--- start ---

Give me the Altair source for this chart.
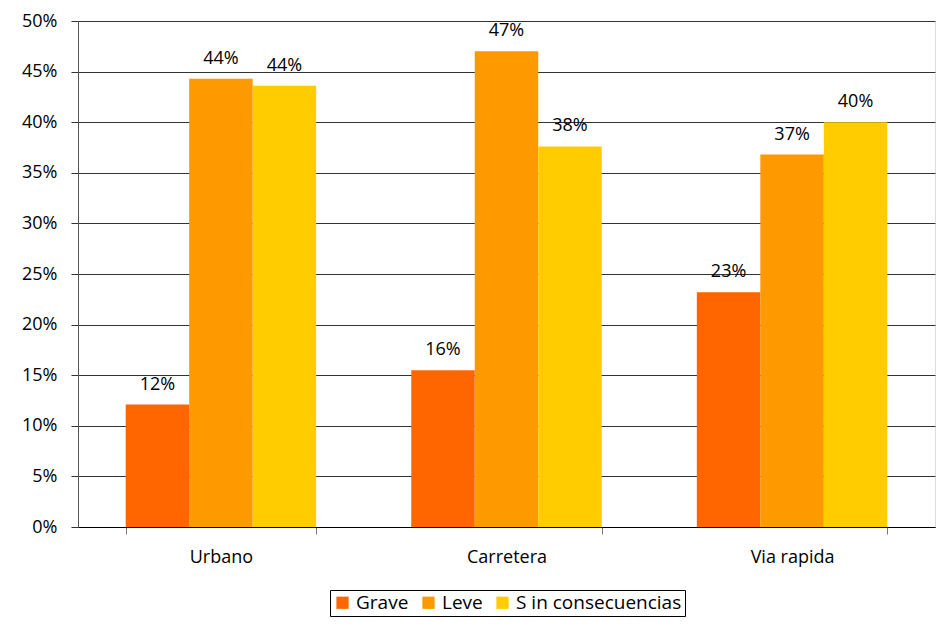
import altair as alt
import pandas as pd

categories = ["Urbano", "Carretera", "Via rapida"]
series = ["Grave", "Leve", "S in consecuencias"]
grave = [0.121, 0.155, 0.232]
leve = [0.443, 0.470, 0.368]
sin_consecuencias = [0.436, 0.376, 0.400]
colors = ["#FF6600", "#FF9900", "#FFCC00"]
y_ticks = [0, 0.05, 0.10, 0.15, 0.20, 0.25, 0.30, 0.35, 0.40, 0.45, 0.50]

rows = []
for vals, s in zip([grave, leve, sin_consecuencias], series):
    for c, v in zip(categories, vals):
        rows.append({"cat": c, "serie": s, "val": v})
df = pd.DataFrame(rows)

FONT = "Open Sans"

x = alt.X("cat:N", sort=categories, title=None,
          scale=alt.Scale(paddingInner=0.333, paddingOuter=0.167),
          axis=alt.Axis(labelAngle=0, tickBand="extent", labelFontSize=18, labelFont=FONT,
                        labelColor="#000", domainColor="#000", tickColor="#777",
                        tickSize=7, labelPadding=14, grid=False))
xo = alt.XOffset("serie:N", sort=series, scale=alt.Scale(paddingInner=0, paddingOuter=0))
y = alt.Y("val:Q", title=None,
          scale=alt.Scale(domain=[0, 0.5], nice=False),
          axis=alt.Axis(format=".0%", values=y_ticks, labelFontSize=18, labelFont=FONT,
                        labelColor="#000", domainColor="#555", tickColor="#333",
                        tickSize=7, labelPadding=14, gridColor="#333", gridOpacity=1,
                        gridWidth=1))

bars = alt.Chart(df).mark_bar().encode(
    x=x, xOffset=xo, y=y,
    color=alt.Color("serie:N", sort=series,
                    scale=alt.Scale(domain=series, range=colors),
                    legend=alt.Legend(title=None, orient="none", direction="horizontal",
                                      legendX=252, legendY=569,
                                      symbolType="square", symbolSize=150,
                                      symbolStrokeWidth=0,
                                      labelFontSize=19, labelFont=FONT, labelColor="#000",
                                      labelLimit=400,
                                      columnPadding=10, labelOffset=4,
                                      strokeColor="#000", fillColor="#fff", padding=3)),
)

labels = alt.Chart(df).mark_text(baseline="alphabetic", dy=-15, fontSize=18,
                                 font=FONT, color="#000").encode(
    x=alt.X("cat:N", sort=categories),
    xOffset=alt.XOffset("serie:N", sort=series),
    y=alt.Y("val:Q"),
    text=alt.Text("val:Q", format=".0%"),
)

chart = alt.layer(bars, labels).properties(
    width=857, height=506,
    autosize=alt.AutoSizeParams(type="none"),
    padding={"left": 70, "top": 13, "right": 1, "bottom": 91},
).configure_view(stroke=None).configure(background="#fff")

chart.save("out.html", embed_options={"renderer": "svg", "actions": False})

--- end ---

PROMPT:
Could the lines from the top of the material through the line with "import pandas as pd" be repeated exactly, pictures left out?

OUTPUT BELOW:
Give me the Altair source for this chart.
import altair as alt
import pandas as pd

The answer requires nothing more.